Ariel Pink's Haunted Graffiti

For the best part of a decade, Los Angeles native Ariel Rosenberg (b. 1978) has been carving some of the most intoxicating music going, a reclusive pop surrealist whose corroded productions have led to a cult following that has often been difficult to keep up with. Now signed to 4AD, Before Today, the label debut for Ariel Pink’s Haunted Graffiti is released this week.

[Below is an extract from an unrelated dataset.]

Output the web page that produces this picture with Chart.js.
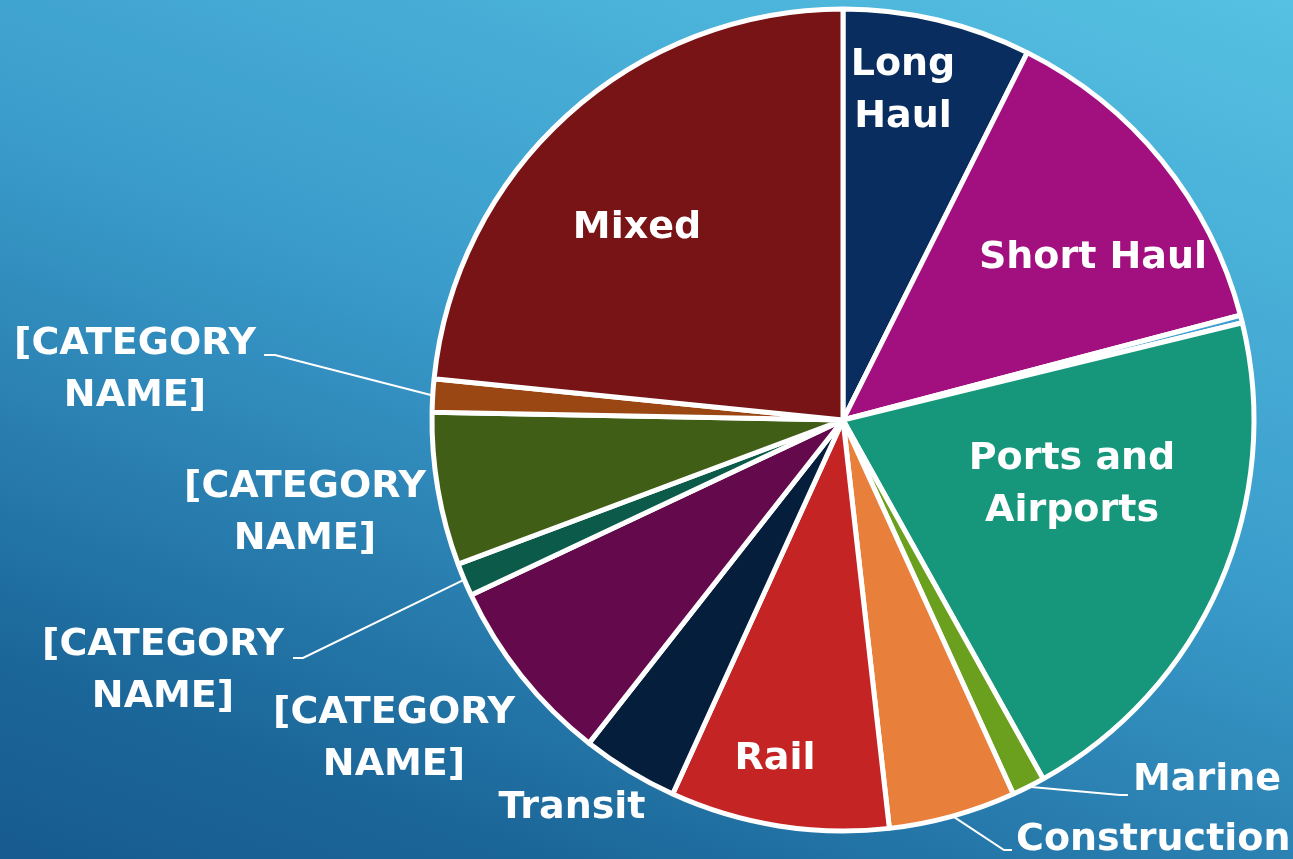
<!DOCTYPE html>
<html>
<head>
<meta charset="utf-8">
<script src="https://cdn.jsdelivr.net/npm/chart.js@4"></script>
<style>
  html, body { margin: 0; padding: 0; }
  body {
    width: 1293px; height: 859px; overflow: hidden;
    background: linear-gradient(200deg, #56c1e2 0%, #3a9ccb 45%, #1b6699 85%, #175b90 100%);
  }
  #wrap { position: relative; width: 1293px; height: 859px; }
</style>
</head>
<body>
<div id="wrap"><canvas id="pie" width="1293" height="859"></canvas></div>
<script>
// Categorias en sentido horario desde las 12
const categorias = ['Long Haul', 'Short Haul', '', 'Ports and Airports', 'Marine', 'Construction',
  'Rail', 'Transit', '[CATEGORY NAME]', '[CATEGORY NAME]', '[CATEGORY NAME]', '[CATEGORY NAME]', 'Mixed']
// Porcentajes
const valores = [7.4, 13.5, 0.3, 20.7, 1.3, 5.0, 8.6, 3.8, 7.4, 1.3, 6.0, 1.3, 23.4]
const colores = ['#082d5e', '#a2107f', '#3d9fcf', '#16977b', '#6b9f1e', '#e8803b',
  '#c42424', '#051e3c', '#640a4c', '#0b5a4a', '#405e15', '#9a4713', '#781416']

// Donde va cada etiqueta (desplazamiento desde el centro), lineas de texto y si lleva linea guia
const etiquetas = [
  { lineas: ['Long', 'Haul'], dx: 60, dy: -329, align: 'center' },
  { lineas: ['Short Haul'], dx: 250, dy: -162, align: 'center' },
  null,
  { lineas: ['Ports and', 'Airports'], dx: 229, dy: 65, align: 'center' },
  { lineas: ['Marine'], dx: 290, dy: 360, align: 'left', guia: [[277, 375], [285, 375]] },
  { lineas: ['Construction'], dx: 173, dy: 420, align: 'left', guia: [[161, 430], [169, 430]] },
  { lineas: ['Rail'], dx: -68, dy: 339, align: 'center' },
  { lineas: ['Transit'], dx: -271, dy: 388, align: 'center' },
  { lineas: ['[CATEGORY', 'NAME]'], dx: -449, dy: 319, align: 'center' },
  { lineas: ['[CATEGORY', 'NAME]'], dx: -680, dy: 251, align: 'center', guia: [[-540, 238], [-550, 238]] },
  { lineas: ['[CATEGORY', 'NAME]'], dx: -538, dy: 93, align: 'center' },
  { lineas: ['[CATEGORY', 'NAME]'], dx: -708, dy: -50, align: 'center', guia: [[-568, -65], [-579, -65]] },
  { lineas: ['Mixed'], dx: -206, dy: -192, align: 'center' },
]

const pluginEtiquetas = {
  id: 'etiquetas',
  afterDatasetsDraw(chart) {
    const ctx = chart.ctx
    const arcs = chart.getDatasetMeta(0).data
    ctx.save()
    ctx.fillStyle = '#ffffff'
    ctx.strokeStyle = '#ffffff'
    ctx.lineWidth = 2
    ctx.font = 'bold 38px "DejaVu Sans"'
    ctx.textBaseline = 'middle'
    arcs.forEach((arc, i) => {
      const e = etiquetas[i]
      if (!e) return
      const cx = arc.x, cy = arc.y
      if (e.guia) {
        const medio = (arc.startAngle + arc.endAngle) / 2
        ctx.beginPath()
        ctx.moveTo(cx + arc.outerRadius * Math.cos(medio), cy + arc.outerRadius * Math.sin(medio))
        for (let p of e.guia) ctx.lineTo(cx + p[0], cy + p[1])
        ctx.stroke()
      }
      ctx.textAlign = e.align
      const alto = 52
      const y0 = cy + e.dy - (e.lineas.length - 1) * alto / 2
      e.lineas.forEach((t, k) => ctx.fillText(t, cx + e.dx, y0 + k * alto))
    })
    ctx.restore()
  }
}

new Chart(document.getElementById('pie'), {
  type: 'pie',
  data: {
    labels: categorias,
    datasets: [{
      data: valores,
      backgroundColor: colores,
      borderColor: '#ffffff',
      borderWidth: 5,
    }]
  },
  options: {
    responsive: false,
    animation: false,
    radius: 411,
    layout: { padding: { left: 393, right: 0, top: 0, bottom: 19 } },
    plugins: {
      legend: { display: false },
      tooltip: { enabled: false },
    }
  },
  plugins: [pluginEtiquetas]
})
</script>
</body>
</html>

With roots going back as far as 1996, the West Coast act are as sublime as they are surreal with a sound loaded with hazy nostalgia and a fiercely experimental pop palette. From the Haunted Graffiti series (from which the full band’s name is now derived), which featured the likes of Worn Copy (2005) and House Arrest (2006), Ariel Pink has established himself as one of the most prolific songwriters of his generation, a visionary producer in the vein of Joe Meek and Ariel’s hero and previous collaborator, tape deck dilettante, R. Stevie Moore.

To date Pink’s most celebrated release – and one that summarises the erratic nature of his output, pieced together from various periods – is The Doldrums, released on Animal Collective’s imprint, Paw Tracks in 2004, yet recorded and mixed by Ariel in his bedroom on an 8-track in the late ‘90s.

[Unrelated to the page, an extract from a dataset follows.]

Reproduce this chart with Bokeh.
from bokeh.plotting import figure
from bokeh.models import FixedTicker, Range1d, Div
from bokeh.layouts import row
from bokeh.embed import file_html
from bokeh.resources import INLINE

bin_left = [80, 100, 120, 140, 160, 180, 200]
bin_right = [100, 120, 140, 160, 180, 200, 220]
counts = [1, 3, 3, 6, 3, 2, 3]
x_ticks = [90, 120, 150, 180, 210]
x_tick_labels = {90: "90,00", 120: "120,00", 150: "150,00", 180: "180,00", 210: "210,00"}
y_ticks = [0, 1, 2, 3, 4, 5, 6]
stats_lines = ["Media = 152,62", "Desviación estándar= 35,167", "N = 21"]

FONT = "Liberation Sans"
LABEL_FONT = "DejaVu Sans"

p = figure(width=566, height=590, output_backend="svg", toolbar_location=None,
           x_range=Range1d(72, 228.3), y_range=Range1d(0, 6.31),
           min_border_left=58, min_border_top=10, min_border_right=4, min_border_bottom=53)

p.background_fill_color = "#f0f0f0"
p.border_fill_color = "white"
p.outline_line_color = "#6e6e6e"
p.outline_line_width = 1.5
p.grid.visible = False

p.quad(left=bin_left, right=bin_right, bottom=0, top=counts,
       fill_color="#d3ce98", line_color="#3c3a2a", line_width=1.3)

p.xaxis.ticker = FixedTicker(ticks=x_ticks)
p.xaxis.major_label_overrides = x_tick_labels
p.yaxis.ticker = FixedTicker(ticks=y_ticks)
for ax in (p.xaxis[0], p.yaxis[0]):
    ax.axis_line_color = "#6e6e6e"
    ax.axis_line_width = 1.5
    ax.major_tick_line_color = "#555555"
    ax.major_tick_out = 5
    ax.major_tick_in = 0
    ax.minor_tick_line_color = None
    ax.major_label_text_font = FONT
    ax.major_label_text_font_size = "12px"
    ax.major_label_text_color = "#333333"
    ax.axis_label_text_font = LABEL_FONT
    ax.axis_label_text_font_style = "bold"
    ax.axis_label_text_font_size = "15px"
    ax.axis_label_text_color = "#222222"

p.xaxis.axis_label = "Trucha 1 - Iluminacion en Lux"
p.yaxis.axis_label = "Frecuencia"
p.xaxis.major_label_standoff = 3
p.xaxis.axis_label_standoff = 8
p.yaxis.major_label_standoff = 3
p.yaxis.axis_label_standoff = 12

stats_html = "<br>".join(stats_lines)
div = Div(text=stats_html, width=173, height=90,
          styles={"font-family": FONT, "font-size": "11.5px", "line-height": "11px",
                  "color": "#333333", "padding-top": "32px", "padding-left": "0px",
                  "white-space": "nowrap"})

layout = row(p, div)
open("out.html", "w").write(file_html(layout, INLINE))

No longer a bedroom venture, Haunted Graffiti is now a fully realised band, comprised of Kenny Gilmore (keys/guitar/vocals), Aaron Sperske (drums/vocals) and Tim Koh (bass/vocals), all characters from the underground LA scene.

The initial sessions for Before Today took place at Encino at the House of Blues studio (once Tito Jackson’s home studio) before additional tracking at the band’s home studios. The album took nearly six months to complete, with around half of the record completed with Sunny Levine at the dials (the rest being self-produced and recorded). Rik Pekkonen, the engineer for the House of Blues sessions, has previously recorded many great 70’s acts including Bill Withers, Seals & Crofts and Bread, all on show as Before Today muddles glam rock, West Coast funk and Merseybeat harmonies.

For such a unique act, Haunted Graffiti manage to weave such a beguiling range of influences into their music. They can veer from the demented heavy metal of ‘Butt-House Blondies’ to the classic synth-rock of ‘I Can’t Hear My Eyes’, ‘Revolution’s A Lie’ with its pulsating motorik tints to their cover ‘Bright Lit Blue Skies’ (originally recorded by the Rocking Ramrods in 1966).